EXERCISE REQUIREMENTS –
Extract the whole listing as it stands. Do not include the pictures.

INFORMATION PROVIDED –

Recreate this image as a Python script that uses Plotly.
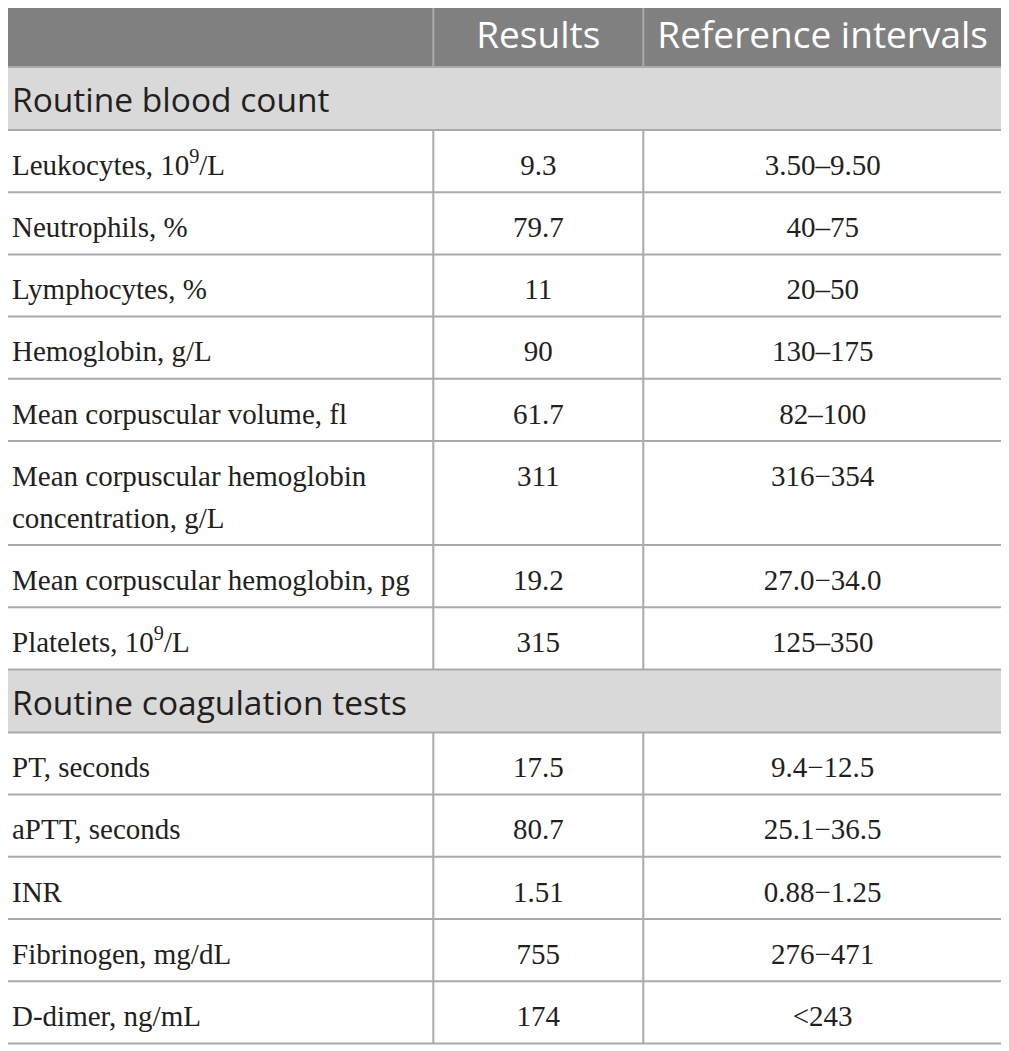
import plotly.graph_objects as go

# header
col_titles = ["", "Results", "Reference intervals"]

sections = ["Routine blood count", "Routine coagulation tests"]

# routine blood count
blood_tests = [
    "Leukocytes, 10<sup>9</sup>/L",
    "Neutrophils, %",
    "Lymphocytes, %",
    "Hemoglobin, g/L",
    "Mean corpuscular volume, fl",
    "Mean corpuscular hemoglobin<br>concentration, g/L",
    "Mean corpuscular hemoglobin, pg",
    "Platelets, 10<sup>9</sup>/L",
]
blood_results = ["9.3", "79.7", "11", "90", "61.7", "311", "19.2", "315"]
blood_ranges = ["3.50–9.50", "40–75", "20–50", "130–175", "82–100",
                "316−354", "27.0−34.0", "125–350"]

# routine coagulation tests
coag_tests = ["PT, seconds", "aPTT, seconds", "INR", "Fibrinogen, mg/dL", "D-dimer, ng/mL"]
coag_results = ["17.5", "80.7", "1.51", "755", "174"]
coag_ranges = ["9.4−12.5", "25.1−36.5", "0.88−1.25", "276−471", "<243"]

# look
W, H = 1009, 1051
OFF = 8  # page body margin, so axis units line up with page pixels
HEAD_BG = "#808080"
SECT_BG = "#d9d9d9"
GRID = "#aaaaaa"
INK = "#231f20"
SANS = "Open Sans"
SERIF = "Liberation Serif"
BODY_SIZE = 29

# geometry in pixels (axes are set 1 unit = 1 px)
col_edges = [6, 433.3, 643.3, 1002]
top = 6.5
head_h, sect_h, row_h, line_h = 60.5, 63, 62.2, 41.8
head_dy, sect_dy, text_dy = 32.5, 37, 37.5
pad = 6

groups = [(sections[0], blood_tests, blood_results, blood_ranges),
          (sections[1], coag_tests, coag_results, coag_ranges)]

fills = [(top, top + head_h, HEAD_BG)]
hlines = [top, top + head_h]
vsegs = [(top, top + head_h)]
sect_y, lab_y, lab_txt, val_y, val_res, val_rng = [], [], [], [], [], []

y = top + head_h
for name, tests, res, rng in groups:
    fills.append((y, y + sect_h, SECT_BG))
    sect_y.append(y + sect_dy)
    y += sect_h
    hlines.append(y)
    start = y
    for t, r, g in zip(tests, res, rng):
        lines = t.split("<br>")
        for i, ln in enumerate(lines):
            lab_y.append(y + text_dy + i * 42.4)
            lab_txt.append(ln)
        val_y.append(y + text_dy)
        val_res.append(r)
        val_rng.append(g)
        y += row_h + line_h * (len(lines) - 1)
        hlines.append(y)
    vsegs.append((start, y))
bottom = y

shapes = []
for y0, y1, c in fills:
    shapes.append(dict(type="rect", x0=col_edges[0], x1=col_edges[-1], y0=y0, y1=y1,
                       fillcolor=c, line=dict(width=0), layer="below"))
for hy in hlines:
    shapes.append(dict(type="line", x0=col_edges[0], x1=col_edges[-1], y0=hy, y1=hy,
                       line=dict(color=GRID, width=2), layer="below"))
for y0, y1 in vsegs:
    for cx in col_edges[1:-1]:
        shapes.append(dict(type="line", x0=cx, x1=cx, y0=y0, y1=y1,
                           line=dict(color=GRID, width=2), layer="below"))
for cx in (col_edges[0], col_edges[-1]):
    shapes.append(dict(type="line", x0=cx, x1=cx, y0=top, y1=bottom,
                       line=dict(color=GRID, width=2), layer="below"))

mid2 = (col_edges[1] + col_edges[2]) / 2
mid3 = (col_edges[2] + col_edges[3]) / 2

fig = go.Figure()
fig.add_trace(go.Scatter(
    x=[mid2, mid3], y=[top + head_dy] * 2, text=col_titles[1:],
    mode="text", textposition="middle center",
    textfont=dict(family=SANS, size=37, color="white"),
))
fig.add_trace(go.Scatter(
    x=[col_edges[0] + pad] * len(sections), y=sect_y, text=sections,
    mode="text", textposition="middle right",
    textfont=dict(family=SANS, size=33.5, color=INK),
))
fig.add_trace(go.Scatter(
    x=[col_edges[0] + pad] * len(lab_txt), y=lab_y, text=lab_txt,
    mode="text", textposition="middle right",
    textfont=dict(family=SERIF, size=BODY_SIZE, color=INK),
))
fig.add_trace(go.Scatter(
    x=[mid2] * len(val_res), y=val_y, text=val_res,
    mode="text", textposition="middle center",
    textfont=dict(family=SERIF, size=BODY_SIZE, color=INK),
))
fig.add_trace(go.Scatter(
    x=[mid3] * len(val_rng), y=val_y, text=val_rng,
    mode="text", textposition="middle center",
    textfont=dict(family=SERIF, size=BODY_SIZE, color=INK),
))

fig.update_traces(hoverinfo="skip", cliponaxis=False)
fig.update_layout(
    width=W, height=H,
    margin=dict(l=0, r=0, t=0, b=0),
    paper_bgcolor="white", plot_bgcolor="white",
    showlegend=False,
    shapes=shapes,
    xaxis=dict(range=[OFF, W + OFF], visible=False, fixedrange=True),
    yaxis=dict(range=[H + OFF, OFF], visible=False, fixedrange=True),
)

fig.write_html("out.html")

CORRECT RESPONSE –
Recreate this image as a Python script that uses Plotly.
import plotly.graph_objects as go

# header
col_titles = ["", "Results", "Reference intervals"]

sections = ["Routine blood count", "Routine coagulation tests"]

# routine blood count
blood_tests = [
    "Leukocytes, 10<sup>9</sup>/L",
    "Neutrophils, %",
    "Lymphocytes, %",
    "Hemoglobin, g/L",
    "Mean corpuscular volume, fl",
    "Mean corpuscular hemoglobin<br>concentration, g/L",
    "Mean corpuscular hemoglobin, pg",
    "Platelets, 10<sup>9</sup>/L",
]
blood_results = ["9.3", "79.7", "11", "90", "61.7", "311", "19.2", "315"]
blood_ranges = ["3.50–9.50", "40–75", "20–50", "130–175", "82–100",
                "316−354", "27.0−34.0", "125–350"]

# routine coagulation tests
coag_tests = ["PT, seconds", "aPTT, seconds", "INR", "Fibrinogen, mg/dL", "D-dimer, ng/mL"]
coag_results = ["17.5", "80.7", "1.51", "755", "174"]
coag_ranges = ["9.4−12.5", "25.1−36.5", "0.88−1.25", "276−471", "<243"]

# look
W, H = 1009, 1051
OFF = 8  # page body margin, so axis units line up with page pixels
HEAD_BG = "#808080"
SECT_BG = "#d9d9d9"
GRID = "#aaaaaa"
INK = "#231f20"
SANS = "Open Sans"
SERIF = "Liberation Serif"
BODY_SIZE = 29

# geometry in pixels (axes are set 1 unit = 1 px)
col_edges = [6, 433.3, 643.3, 1002]
top = 6.5
head_h, sect_h, row_h, line_h = 60.5, 63, 62.2, 41.8
head_dy, sect_dy, text_dy = 32.5, 37, 37.5
pad = 6

groups = [(sections[0], blood_tests, blood_results, blood_ranges),
          (sections[1], coag_tests, coag_results, coag_ranges)]

fills = [(top, top + head_h, HEAD_BG)]
hlines = [top, top + head_h]
vsegs = [(top, top + head_h)]
sect_y, lab_y, lab_txt, val_y, val_res, val_rng = [], [], [], [], [], []

y = top + head_h
for name, tests, res, rng in groups:
    fills.append((y, y + sect_h, SECT_BG))
    sect_y.append(y + sect_dy)
    y += sect_h
    hlines.append(y)
    start = y
    for t, r, g in zip(tests, res, rng):
        lines = t.split("<br>")
        for i, ln in enumerate(lines):
            lab_y.append(y + text_dy + i * 42.4)
            lab_txt.append(ln)
        val_y.append(y + text_dy)
        val_res.append(r)
        val_rng.append(g)
        y += row_h + line_h * (len(lines) - 1)
        hlines.append(y)
    vsegs.append((start, y))
bottom = y

shapes = []
for y0, y1, c in fills:
    shapes.append(dict(type="rect", x0=col_edges[0], x1=col_edges[-1], y0=y0, y1=y1,
                       fillcolor=c, line=dict(width=0), layer="below"))
for hy in hlines:
    shapes.append(dict(type="line", x0=col_edges[0], x1=col_edges[-1], y0=hy, y1=hy,
                       line=dict(color=GRID, width=2), layer="below"))
for y0, y1 in vsegs:
    for cx in col_edges[1:-1]:
        shapes.append(dict(type="line", x0=cx, x1=cx, y0=y0, y1=y1,
                           line=dict(color=GRID, width=2), layer="below"))
for cx in (col_edges[0], col_edges[-1]):
    shapes.append(dict(type="line", x0=cx, x1=cx, y0=top, y1=bottom,
                       line=dict(color=GRID, width=2), layer="below"))

mid2 = (col_edges[1] + col_edges[2]) / 2
mid3 = (col_edges[2] + col_edges[3]) / 2

fig = go.Figure()
fig.add_trace(go.Scatter(
    x=[mid2, mid3], y=[top + head_dy] * 2, text=col_titles[1:],
    mode="text", textposition="middle center",
    textfont=dict(family=SANS, size=37, color="white"),
))
fig.add_trace(go.Scatter(
    x=[col_edges[0] + pad] * len(sections), y=sect_y, text=sections,
    mode="text", textposition="middle right",
    textfont=dict(family=SANS, size=33.5, color=INK),
))
fig.add_trace(go.Scatter(
    x=[col_edges[0] + pad] * len(lab_txt), y=lab_y, text=lab_txt,
    mode="text", textposition="middle right",
    textfont=dict(family=SERIF, size=BODY_SIZE, color=INK),
))
fig.add_trace(go.Scatter(
    x=[mid2] * len(val_res), y=val_y, text=val_res,
    mode="text", textposition="middle center",
    textfont=dict(family=SERIF, size=BODY_SIZE, color=INK),
))
fig.add_trace(go.Scatter(
    x=[mid3] * len(val_rng), y=val_y, text=val_rng,
    mode="text", textposition="middle center",
    textfont=dict(family=SERIF, size=BODY_SIZE, color=INK),
))

fig.update_traces(hoverinfo="skip", cliponaxis=False)
fig.update_layout(
    width=W, height=H,
    margin=dict(l=0, r=0, t=0, b=0),
    paper_bgcolor="white", plot_bgcolor="white",
    showlegend=False,
    shapes=shapes,
    xaxis=dict(range=[OFF, W + OFF], visible=False, fixedrange=True),
    yaxis=dict(range=[H + OFF, OFF], visible=False, fixedrange=True),
)

fig.write_html("out.html")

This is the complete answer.